Lo atractivo del film de Merchán, es que a partir de los mimbres antes señalados, construye una ficción en la que se intenta al menos orillar el fantasma del esquematismo. Cierto es que esa intención en algunos instantes se llega a tambalear, pero la adecuada ambientación, la intensidad en la labor de los actores, y esa creciente tensión que alcanza el metraje superado ese primer tramo quizá provisto de excesiva frialdad, permite en la película una extraña calidez, que podrá manifestarse, por ejemplo, en secuencias que de entrada coquetearían con el estereotipo –una de ellas podría ser la de la partida de pelota entre Carmelo Gómez y Juanjo Ballesta, donde esa rivalidad deportiva esconde tras ella la confrontación de dos miradas totalmente opuestas-. Así pues, utilizando las armas de un sobrio melodrama, LA CASA DE MI PADRE sin duda no será la película definitiva sobre el complejo conflicto vasco –dudo mucho que haya alguien que pueda plasmar en la pantalla una visión que exprese la dimensión de su dramática existencia-. Sin embargo, ello no nos impide reconocer en él un producto revestido de honestidad y en el que, ante todo, se prefigura no solo un determinado grado de densidad emocional, de estallidos, extendiendo un mosaico de visiones contrapuestas a través de la diversidad de sus personajes. Unos seres que en los momentos más intensos del film logran sobresalir de la condición de estereotipo para aparecer como reales, incluso cuando algunos de ellos no nos resulten cercanos en sus opiniones y vivencias.

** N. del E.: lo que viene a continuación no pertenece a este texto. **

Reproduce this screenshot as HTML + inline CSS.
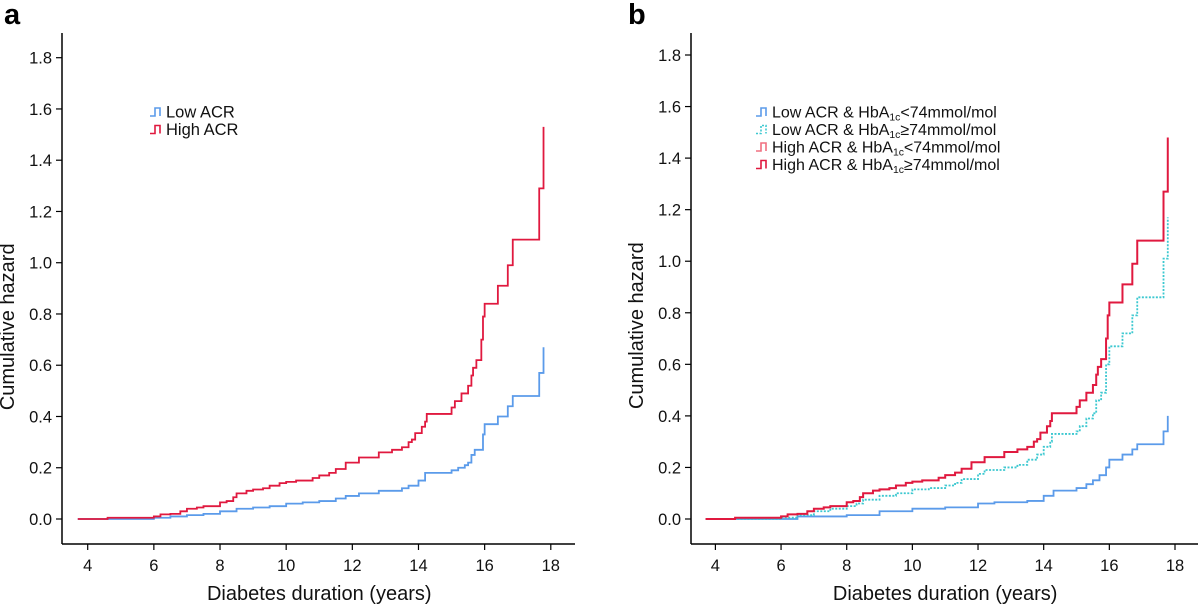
<!DOCTYPE html>
<html><head><meta charset="utf-8"><style>
body{margin:0;background:#fff;}
svg{display:block;font-family:"Liberation Sans",Arial,sans-serif;}
</style></head><body>
<svg id="chart" width="1200" height="604" viewBox="0 0 1200 604"></svg>
<script>
// Panel a data
const aHighX=[3.7,4.6,6.0,6.2,6.5,6.8,7.0,7.3,7.5,8.0,8.2,8.4,8.5,8.8,9.0,9.3,9.5,9.8,10.0,10.3,10.8,11.0,11.3,11.5,11.8,12.2,12.8,13.2,13.5,13.7,13.8,13.9,14.1,14.2,14.25,15.0,15.1,15.3,15.5,15.6,15.65,15.75,15.9,15.95,16.0,16.4,16.7,16.85,17.65,17.78];
const aHighY=[0,0.005,0.01,0.018,0.02,0.03,0.04,0.045,0.05,0.065,0.07,0.085,0.1,0.11,0.115,0.12,0.13,0.14,0.145,0.15,0.16,0.17,0.18,0.195,0.22,0.24,0.26,0.27,0.28,0.3,0.31,0.335,0.36,0.38,0.41,0.435,0.46,0.49,0.52,0.56,0.59,0.62,0.7,0.79,0.84,0.91,0.99,1.09,1.29,1.53];
const aLowX=[3.7,6.0,6.5,7.0,7.5,8.0,8.5,9.0,9.5,10.0,10.5,11.0,11.5,11.8,12.2,12.8,13.5,13.7,14.0,14.2,15.0,15.2,15.4,15.5,15.6,15.7,15.95,16.0,16.4,16.7,16.85,17.65,17.78];
const aLowY=[0,0.005,0.01,0.015,0.02,0.03,0.04,0.045,0.05,0.06,0.065,0.07,0.08,0.09,0.1,0.11,0.12,0.13,0.15,0.18,0.19,0.2,0.21,0.22,0.25,0.27,0.33,0.37,0.4,0.44,0.48,0.57,0.67];
// Panel b data
const bHighHiX=aHighX;
const bHighHiY=[0,0.005,0.01,0.018,0.02,0.03,0.04,0.045,0.05,0.065,0.07,0.085,0.1,0.11,0.115,0.12,0.13,0.14,0.145,0.15,0.16,0.17,0.18,0.195,0.22,0.24,0.26,0.27,0.28,0.3,0.31,0.335,0.36,0.38,0.41,0.435,0.46,0.49,0.52,0.56,0.59,0.62,0.7,0.79,0.84,0.91,0.99,1.08,1.27,1.48];
const bLowHiX=[3.7,6.0,6.5,7.0,7.5,8.0,8.3,8.5,9.0,9.5,10.0,10.5,11.0,11.3,11.5,12.0,12.2,12.8,13.2,13.5,13.8,14.0,14.2,14.25,15.0,15.1,15.3,15.5,15.6,15.75,15.9,16.0,16.4,16.7,16.85,17.65,17.78];
const bLowHiY=[0,0.005,0.015,0.03,0.04,0.05,0.06,0.075,0.09,0.1,0.115,0.12,0.13,0.14,0.155,0.175,0.19,0.2,0.21,0.23,0.25,0.28,0.3,0.33,0.34,0.36,0.39,0.41,0.46,0.49,0.6,0.67,0.72,0.79,0.86,1.01,1.17];
const bLowLoX=[3.7,6.5,8.0,9.0,10.0,11.0,12.0,12.5,13.5,14.0,14.3,15.0,15.3,15.5,15.7,15.9,16.0,16.4,16.7,16.85,17.65,17.78];
const bLowLoY=[0,0.01,0.015,0.03,0.04,0.045,0.06,0.065,0.07,0.09,0.11,0.12,0.135,0.15,0.17,0.2,0.23,0.25,0.27,0.29,0.34,0.4];
const xTicks=[4,6,8,10,12,14,16,18];
const yTicks=[0.0,0.2,0.4,0.6,0.8,1.0,1.2,1.4,1.6,1.8];

const NS="http://www.w3.org/2000/svg";
const svg=document.getElementById('chart');
function mk(tag,attrs,parent,text){const e=document.createElementNS(NS,tag);for(const k in attrs)e.setAttribute(k,attrs[k]);if(text!==undefined)e.textContent=text;(parent||svg).appendChild(e);return e;}

function panel(p){
  const g=mk('g',{});
  
  
  const sx=v=>p.x4+(v-4)*(p.x18-p.x4)/14;
  const sy=v=>p.y0+(v-0)*(p.y18-p.y0)/1.8;
  const ax=mk('line',{x1:p.axX,y1:33,x2:p.axX,y2:544,stroke:'#000','stroke-width':1.5},g);
  
  const bx=mk('line',{x1:p.axX,y1:544,x2:p.axEnd,y2:544,stroke:'#000','stroke-width':1.5},g);
  
  yTicks.forEach(v=>{
    const y=sy(v);
    mk('line',{x1:p.axX-6,y1:y,x2:p.axX,y2:y,stroke:'#000','stroke-width':1.2},g);
    const t=mk('text',{x:p.axX-10,y:y+6,'text-anchor':'end','font-size':16.5,fill:'#111'},g,v.toFixed(1));
    
  });
  xTicks.forEach(v=>{
    const x=sx(v);
    mk('line',{x1:x,y1:544,x2:x,y2:550,stroke:'#000','stroke-width':1.2},g);
    const t=mk('text',{x:x,y:571,'text-anchor':'middle','font-size':16.5,fill:'#111'},g,String(v));
    
  });
  const xt=mk('text',{x:(sx(4)+sx(18))/2,y:600,'text-anchor':'middle','font-size':20,fill:'#111'},g,'Diabetes duration (years)');
  
  const yt=mk('text',{x:0,y:0,'text-anchor':'middle','font-size':20,fill:'#111',transform:`translate(${p.axX-48},${sy(0.75)}) rotate(-90)`},g,'Cumulative hazard');
  
  const lb=mk('text',{x:p.lblX,y:24,'font-size':29,'font-weight':'bold',fill:'#000'},g,p.label);
  
  p.series.forEach(s=>{
    let d=`M${sx(s.x[0])},${sy(s.y[0])}`;
    for(let i=1;i<s.x.length;i++){d+=` H${sx(s.x[i])} V${sy(s.y[i])}`;}
    const attrs={d:d,fill:'none',stroke:s.color,'stroke-width':s.w||1.8};
    if(s.dash)attrs['stroke-dasharray']=s.dash;
    const pa=mk('path',attrs,g);
    
  });
  p.legend.forEach((L,i)=>{
    const y=p.legY+i*p.legStep;
    const lg=mk('g',{},g);
    
    const icon={d:`M${p.legX},${y+4} h5 v-8 h5 v8`,fill:'none',stroke:L.color,'stroke-width':1.6};
    if(L.dash)icon['stroke-dasharray']=L.dash;
    mk('path',icon,lg);
    const t=mk('text',{x:p.legX+16,y:y+5.5,'font-size':p.legFont,fill:'#111'},lg);
    L.parts.forEach(pt=>{const ts=mk('tspan',pt.sub?{'font-size':p.legFont*0.65,dy:3}:{dy:pt.back?-3:0},t,pt.t);});
  });
}
const BLUE='#5b9bea',RED='#e0193f',CYAN='#3cc8d0',PINK='#f07080';
panel({name:'panel-a',label:'a',lblX:4,axX:62,axEnd:575,x4:87.7,x18:550.8,y0:519,y18:57.7,
  legX:150,legY:112,legStep:17.5,legFont:16.5,
  series:[{id:'line-low-acr',x:aLowX,y:aLowY,color:BLUE},{id:'line-high-acr',x:aHighX,y:aHighY,color:RED}],
  legend:[{color:BLUE,parts:[{t:'Low ACR'}]},{color:RED,parts:[{t:'High ACR'}]}]});
panel({name:'panel-b',label:'b',lblX:628,axX:691,axEnd:1198,x4:715.4,x18:1175,y0:519,y18:55,
  legX:756,legY:112,legStep:17.5,legFont:16,
  series:[{id:'line-low-acr-low-hba1c',x:bLowLoX,y:bLowLoY,color:BLUE},{id:'line-low-acr-high-hba1c',x:bLowHiX,y:bLowHiY,color:CYAN,dash:'2,1.5'},{id:'line-high-acr-high-hba1c',x:bHighHiX,y:bHighHiY,color:RED,w:2}],
  legend:[
   {color:BLUE,parts:[{t:'Low ACR & HbA'},{t:'1c',sub:1},{t:'<74mmol/mol',back:1}]},
   {color:CYAN,dash:'2,1.5',parts:[{t:'Low ACR & HbA'},{t:'1c',sub:1},{t:'≥74mmol/mol',back:1}]},
   {color:PINK,parts:[{t:'High ACR & HbA'},{t:'1c',sub:1},{t:'<74mmol/mol',back:1}]},
   {color:RED,parts:[{t:'High ACR & HbA'},{t:'1c',sub:1},{t:'≥74mmol/mol',back:1}]}]});
</script>
</body></html>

Hay quien ha acusado a Gorka Merchán de no haberse mojado en LA CASA DE MI PADRE. En primer lugar, el cine no está “para mojarse”, sino ante todo para construir ficciones con el mejor resultado posible –otra cuestión es que tras ella se esconda un trasfondo o implicación sobre un determinado tema-. Sin embargo, no hace falta contemplar más que la rotunda secuencia final de la película, culminada con el plano sostenido del inmenso Ballesta, para ver que por encima del contrapuesto respeto a ideales, queda clara su postura de abierto rechazo a la inutilidad y crueldad de la violencia como elemento de presión ante cualquier demanda o lucha política. Honesta conclusión para lo que, en el fondo, siempre ha sido una de las grandes lacras de la condición humana, y que en suelo vasco –y, por onda extensiva, en todo nuestro país-, tuvo una traumática incidencia durante décadas.